Settlements start in Chokoloskee Bay of Collier County, Florida, along the Barron River. The American Civil War saw many Union refugees flee the Confederate state of Florida for Key West, still a member of the Union. As population increased, officials at Key West gave some of them tools, seeds and supplies for purposes of gardening at Cape Sable and on some of the Keys. John Weeks was one of these, and the first to settle on the Barron River c. 1861. William Smith Allen, who gave the Barron River its name until 1923, was the first permanent white settler of Everglade. Originally from Connecticut, he eventually moved to Jacksonville, and with the outbreak of war he, with other Unionists, went to Key West. Allen first visited Weeks in 1868 and was impressed by the soil.

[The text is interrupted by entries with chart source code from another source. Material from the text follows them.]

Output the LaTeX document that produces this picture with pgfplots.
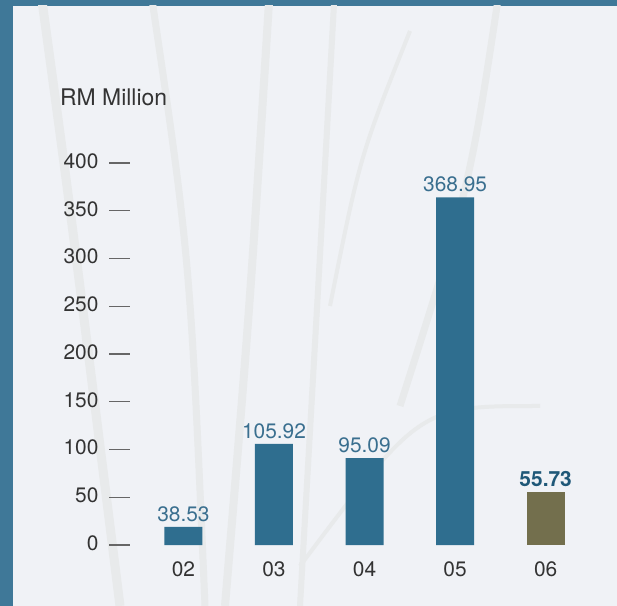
\documentclass[border=0pt]{standalone}
\usepackage{pgfplots}
\pgfplotsset{compat=1.18}
\usepackage{pgfplotstable}
\usepackage{fontspec}
\setmainfont{TeX Gyre Heros}

\definecolor{frame}{HTML}{3F7898}
\definecolor{panel}{HTML}{F0F2F6}
\definecolor{grass}{HTML}{E8EAEB}
\definecolor{barblue}{HTML}{2F6E8F}
\definecolor{olive}{HTML}{736F4D}
\definecolor{labblue}{HTML}{3A6F8F}
\definecolor{labdark}{HTML}{1F5878}
\definecolor{ink}{HTML}{333333}

% drawn bar heights (the 02 bar is drawn shorter than its label)
\pgfplotstableread{
x h lab
0 19 38.53
1 105.92 105.92
2 91 95.09
3 364 368.95
}\bluebars

\begin{document}
\begin{tikzpicture}
\useasboundingbox (0,0) rectangle (617bp,606bp);
\fill[frame] (0,0) rectangle (617bp,606bp);
\fill[panel] (13bp,0) rectangle (617bp,600bp);
% faint grass strokes
\begin{scope}[grass]
  \clip (13bp,0) rectangle (617bp,600bp);
  \draw[line width=9bp] (40bp,620bp) .. controls (70bp,400bp) .. (120bp,0);
  \draw[line width=7bp] (150bp,620bp) .. controls (190bp,350bp) .. (205bp,0);
  \draw[line width=8bp] (270bp,620bp) .. controls (250bp,300bp) .. (225bp,0);
  \draw[line width=6bp] (335bp,620bp) .. controls (320bp,350bp) .. (300bp,0);
  \draw[line width=4bp] (410bp,575bp) .. controls (360bp,450bp) .. (330bp,300bp);
  \draw[line width=7bp] (500bp,620bp) .. controls (470bp,420bp) .. (400bp,200bp);
  \draw[line width=4bp] (300bp,40bp) .. controls (420bp,200bp) .. (540bp,200bp);
\end{scope}
\node[anchor=base west, text=ink, font=\fontsize{23}{26}\selectfont, inner sep=0pt] at (60bp,500bp) {RM Million};
\begin{axis}[
  at={(130bp,61bp)}, anchor=south west,
  scale only axis, width=470bp, height=382bp,
  xmin=-0.59, xmax=4.6, ymin=0, ymax=400,
  axis line style={draw=none},
  clip=false,
  xtick={0,1,2,3,4}, xticklabels={02,03,04,05,06},
  xtick style={draw=none},
  ytick={0,50,...,400}, ytick pos=left,
  tick align=outside, major tick length=21bp,
  ytick style={draw=black!60, line width=1.4bp},
  y tick label style={text=ink, font=\fontsize{21}{24}\selectfont, xshift=-7bp, yshift=2bp},
  x tick label style={text=ink, font=\fontsize{21}{24}\selectfont, yshift=8bp},
  /pgf/number format/assume math mode=true,
  ybar, bar width=38bp, bar shift=0pt,
]
\addplot[fill=barblue, draw=none,
  point meta=explicit symbolic,
  nodes near coords,
  every node near coord/.append style={text=labblue, font=\fontsize{21}{24}\selectfont, inner sep=5bp}]
  table[x=x, y=h, meta=lab] {\bluebars};
\addplot[fill=olive, draw=none,
  point meta=explicit symbolic,
  nodes near coords,
  every node near coord/.append style={text=labdark, font=\bfseries\fontsize{21}{24}\selectfont, inner sep=5bp}]
  coordinates {(4,55.73) [55.73]};
\end{axis}
\end{tikzpicture}
\end{document}
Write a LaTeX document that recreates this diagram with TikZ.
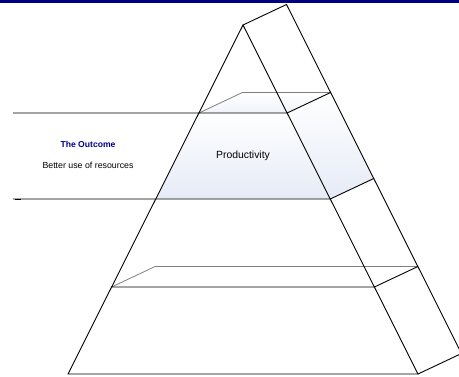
\documentclass[tikz,border=0pt]{standalone}
\usepackage{fontspec}
\setmainfont{Liberation Sans}
\definecolor{navybar}{RGB}{0,0,128}
\definecolor{outcome}{RGB}{0,0,140}
\definecolor{bandblue}{RGB}{229,235,246}
\begin{document}
\begin{tikzpicture}[x=1pt,y=-1pt,
  edge/.style={draw=black,line width=0.9pt},
  hidden/.style={draw=gray,line width=0.8pt},
  label/.style={inner sep=0pt,font=\fontsize{8.8}{10}\selectfont}]
\useasboundingbox (0,0) rectangle (459,376);
\fill[navybar] (0,0) rectangle (459,2.6);
% key points
\coordinate (A) at (243,25);
\coordinate (L) at (68,374);
\coordinate (R) at (418,374);
\coordinate (Ab) at (286.5,4.5);
\coordinate (Rb) at (461.5,353.5);
% productivity band
\coordinate (p1) at (198.9,113);
\coordinate (p2) at (287.1,113);
\coordinate (p3) at (330.25,199);
\coordinate (p4) at (155.75,199);
\coordinate (p1b) at (242.4,92.5);
\coordinate (p2b) at (330.6,92.5);
\coordinate (p3b) at (373.75,178.5);
% lower band
\coordinate (q1) at (111.6,287);
\coordinate (q2) at (374.4,287);
\coordinate (q1b) at (155.1,266.5);
\coordinate (q2b) at (417.9,266.5);
% fills
\shade[top color=white,bottom color=bandblue] (p1) -- (p2) -- (p3) -- (p4) -- cycle;
\shade[top color=white,bottom color=bandblue!60] (p1) -- (p1b) -- (p2b) -- (p2) -- cycle;
\shade[top color=white,bottom color=bandblue] (p2) -- (p2b) -- (p3b) -- (p3) -- cycle;
% hidden back lines
\draw[hidden] (p1) -- (p1b) -- (p2b);
\draw[hidden] (q1) -- (q1b) -- (q2b);
% prism edges
\draw[edge] (L) -- (A) -- (R) -- cycle;
\draw[edge] (A) -- (Ab) -- (Rb) -- (R);
% band lines
\coordinate (t1) at (13,113);
\coordinate (t2) at (13,199);
\draw[edge] (t1) -- (p2) -- (p2b);
\draw[edge] (t2) -- (p3) -- (p3b);
\draw[edge] (q1) -- (q2) -- (q2b);
\coordinate (k1) at (15,199.3);
\coordinate (k2) at (21,199.3);
\draw[line width=1.4pt] (k1) -- (k2);
% texts
\node[label,text=outcome,font=\bfseries\fontsize{8.6}{10}\selectfont] (outc) at (88,144) {The Outcome};
\node[label] (better) at (88,165) {Better use of resources};
\node[label,font=\fontsize{10.4}{12}\selectfont] (prod) at (243,156) {Productivity};
\end{tikzpicture}
\end{document}
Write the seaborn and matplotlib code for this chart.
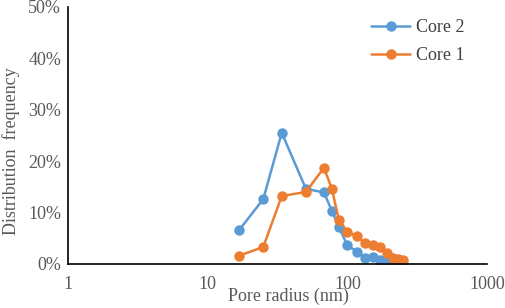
import numpy as np
import pandas as pd
import matplotlib.pyplot as plt
import seaborn as sns
from matplotlib.ticker import FuncFormatter, LogLocator, NullFormatter

# pore radius (nm) and distribution frequency (%)
radius = [16.8, 25, 33.9, 50.5, 68, 77.5, 87, 100, 117, 134, 153, 170, 192, 212, 230, 250]
core2 = [6.6, 12.6, 25.5, 14.6, 13.9, 10.3, 7.2, 3.6, 2.4, 1.1, 1.3, 0.8, 0.4, 0.2, 0.1, 0.05]
core1 = [1.6, 3.3, 13.2, 14.0, 18.7, 14.6, 8.5, 6.3, 5.4, 4.0, 3.6, 3.3, 2.2, 1.1, 1.0, 0.7]

df = pd.DataFrame({
    'radius': radius * 2,
    'freq': core2 + core1,
    'core': ['Core 2'] * len(radius) + ['Core 1'] * len(radius),
})

sns.set_style('white')
plt.rcParams['font.family'] = ['Liberation Serif', 'DejaVu Serif']

fig = plt.figure(figsize=(5.05, 3.08), dpi=100)
ax = fig.add_axes([0.1347, 0.143, 0.8297, 0.835])

sns.lineplot(data=df, x='radius', y='freq', hue='core', hue_order=['Core 2', 'Core 1'],
             palette=['#5B9BD5', '#ED7D31'], marker='o', markersize=7.5,
             markeredgewidth=0, linewidth=1.8, ax=ax)

ax.set_xscale('log')
ax.set_xlim(1, 1000)
ax.set_ylim(0, 50)
ax.set_yticks(range(0, 51, 10))
ax.yaxis.set_major_formatter(FuncFormatter(lambda v, p: f'{v:.0f}%'))
ax.xaxis.set_major_formatter(FuncFormatter(lambda v, p: f'{v:g}'))
ax.xaxis.set_minor_locator(LogLocator(base=10, subs=np.arange(2, 10)))
ax.xaxis.set_minor_formatter(NullFormatter())

for s in ['top', 'right']:
    ax.spines[s].set_visible(False)
for s in ['left', 'bottom']:
    ax.spines[s].set_color('black')
    ax.spines[s].set_linewidth(1.2)

fs = 13
ax.tick_params(axis='both', which='both', direction='in', colors='black',
               labelcolor='#595959', labelsize=fs, length=4, width=1)
ax.tick_params(axis='x', which='major', pad=9)
ax.tick_params(axis='y', which='major', pad=5)
ax.tick_params(axis='y', which='minor', left=False)

ax.set_xlabel('Pore radius (nm)', fontsize=fs, color='#595959')
ax.xaxis.set_label_coords(0.526, -0.092)
ax.set_ylabel('Distribution  frequency', fontsize=fs, color='#595959')
ax.yaxis.set_label_coords(-0.115, 0.44)

leg = ax.legend(loc='upper right', bbox_to_anchor=(0.985, 1.015), frameon=False,
                fontsize=fs, handlelength=2.2, labelspacing=0.6, handletextpad=0.3)
for t in leg.get_texts():
    t.set_color('#404040')

fig.savefig('out.png', dpi=100)
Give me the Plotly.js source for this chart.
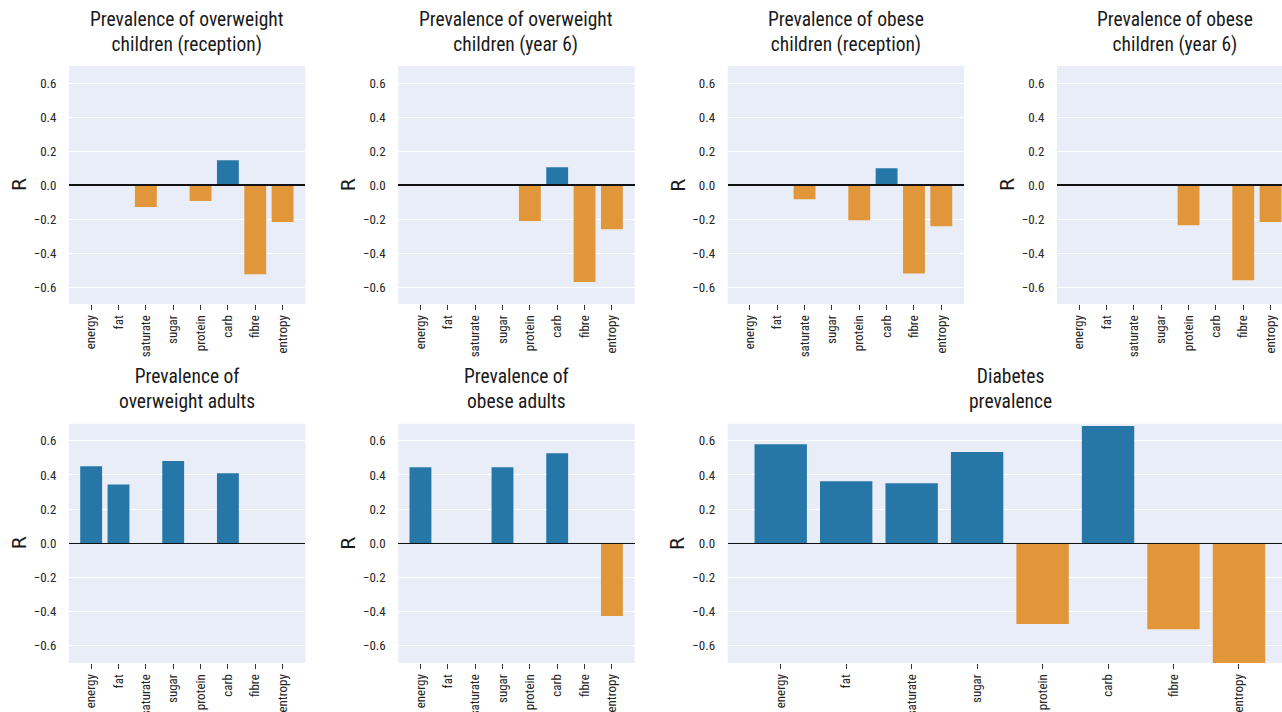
<!DOCTYPE html>
<html>
<head>
<meta charset="utf-8">
<script src="https://cdn.plot.ly/plotly-3.0.1.min.js"></script>
<style>
html, body { margin: 0; padding: 0; overflow: hidden; background: #fff; }
#chart { width: 1300px; height: 712px; }
</style>
</head>
<body>
<div id="chart"></div>
<script>
// ---- data ----
const categories = ["energy", "fat", "saturate", "sugar", "protein", "carb", "fibre", "entropy"];

const titles = [
  "Prevalence of overweight<br>children (reception)",
  "Prevalence of overweight<br>children (year 6)",
  "Prevalence of obese<br>children (reception)",
  "Prevalence of obese<br>children (year 6)",
  "Prevalence of<br>overweight adults",
  "Prevalence of<br>obese adults",
  "Diabetes<br>prevalence"
];

const overweightReception = [null, null, -0.129, null, -0.094, 0.145, -0.525, -0.218];
const overweightYear6     = [null, null, null, null, -0.212, 0.104, -0.571, -0.261];
const obeseReception      = [null, null, -0.084, null, -0.208, 0.098, -0.520, -0.243];
const obeseYear6          = [null, null, null, null, -0.237, null, -0.561, -0.218];
const overweightAdults    = [0.451, 0.345, null, 0.482, null, 0.410, null, null];
const obeseAdults         = [0.445, null, null, 0.445, null, 0.527, null, -0.425];
const diabetes            = [0.580, 0.363, 0.351, 0.534, -0.472, 0.686, -0.502, -0.710];

const seriesList = [overweightReception, overweightYear6, obeseReception, obeseYear6,
                    overweightAdults, obeseAdults, diabetes];

const yTicks = [-0.6, -0.4, -0.2, 0.0, 0.2, 0.4, 0.6];

// ---- layout geometry (px) ----
const W = 1300, H = 712;
const cols = [[69, 305.3], [398.3, 634.6], [727.7, 964], [1057, 1293.3]];
const rows = [[66, 304], [423.7, 663]];
const panels = [
  {c: [cols[0][0], cols[0][1]], r: rows[0]},
  {c: [cols[1][0], cols[1][1]], r: rows[0]},
  {c: [cols[2][0], cols[2][1]], r: rows[0]},
  {c: [cols[3][0], cols[3][1]], r: rows[0]},
  {c: [cols[0][0], cols[0][1]], r: rows[1]},
  {c: [cols[1][0], cols[1][1]], r: rows[1]},
  {c: [cols[2][0], cols[3][1]], r: rows[1]}
];

const BLUE = '#2677A7', ORANGE = '#E1963A';
const BG = '#E9EDF7';
const TICKFONT = {family: 'Roboto Condensed, Roboto, sans-serif', size: 13, color: '#262626'};

const traces = [];
const layout = {
  width: W, height: H,
  margin: {l: 0, r: 0, t: 0, b: 0},
  paper_bgcolor: '#ffffff',
  plot_bgcolor: BG,
  showlegend: false,
  annotations: [],
  hovermode: false
};

panels.forEach((p, i) => {
  const n = i + 1;
  const sfx = (n === 1 ? '' : String(n));
  const vals = seriesList[i];
  traces.push({
    type: 'bar',
    x: categories,
    y: vals,
    xaxis: 'x' + sfx,
    yaxis: 'y' + sfx,
    marker: {color: vals.map(v => (v !== null && v < 0) ? ORANGE : BLUE), line: {width: 0}},
    width: 0.8
  });
  layout['xaxis' + sfx] = {
    domain: [p.c[0] / W, p.c[1] / W],
    anchor: 'y' + sfx,
    type: 'category',
    categoryorder: 'array',
    categoryarray: categories,
    range: [-0.81, 7.83],
    showgrid: false,
    zeroline: false,
    showline: false,
    ticks: 'outside',
    ticklen: 5,
    tickwidth: 1,
    tickcolor: '#333333',
    tickangle: -90,
    tickfont: TICKFONT,
    fixedrange: true
  };
  layout['yaxis' + sfx] = {
    domain: [1 - p.r[1] / H, 1 - p.r[0] / H],
    anchor: 'x' + sfx,
    range: [-0.7, 0.7],
    tickvals: yTicks,
    tickformat: '.1f',
    showgrid: true,
    gridcolor: '#ffffff',
    gridwidth: 1,
    zeroline: true,
    zerolinecolor: '#111111',
    zerolinewidth: 1.6,
    zerolinelayer: 'above traces',
    showline: false,
    ticks: 'outside',
    ticklen: 9,
    tickcolor: 'rgba(0,0,0,0)',
    tickfont: TICKFONT,
    fixedrange: true
  };
  // subplot title
  layout.annotations.push({
    text: titles[i],
    xref: 'paper', yref: 'paper',
    x: ((p.c[0] + p.c[1]) / 2) / W,
    y: 1 - (p.r[0] - 34.5) / H,
    xanchor: 'center', yanchor: 'middle',
    showarrow: false,
    align: 'center',
    font: {family: 'Roboto Condensed, Roboto, sans-serif', size: 19.5, color: '#1a1a1a'}
  });
  // y axis label
  layout.annotations.push({
    text: 'R',
    xref: 'paper', yref: 'paper',
    x: (p.c[0] - 50) / W,
    y: 1 - ((p.r[0] + p.r[1]) / 2) / H,
    xanchor: 'center', yanchor: 'middle',
    textangle: -90,
    showarrow: false,
    font: {family: 'DejaVu Sans, sans-serif', size: 19, color: '#1a1a1a'}
  });
});

Plotly.newPlot('chart', traces, layout, {staticPlot: true, displayModeBar: false});
</script>
</body>
</html>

He then returned, owning all of the present-day Everglade township along the river from 1873 to 1889. "But the real founder of Everglades and its most influential citizen for over a quarter of a century was George W. Storter Jr."

A site called Port DuPont along the Barron river was settled by African-American August Swycover and his wife. They planted sugar cane along the west bank of the river. Swycover shipped the sugar to Key West, used in those days for chewing. By 1883, George Sr. established himself opposite the Port DuPont site. By 1887, George W. Storter Jr. and Nancy arrived; and on January 1, 1889, the first white child was born in the Everglade. A miss Frances Eva Storter, Neal's older sister. After Allen's death, George W. Storter Jr. purchased all the Allen property for $800. In 1895 he secured the first post office first called Everglade with him as postmaster.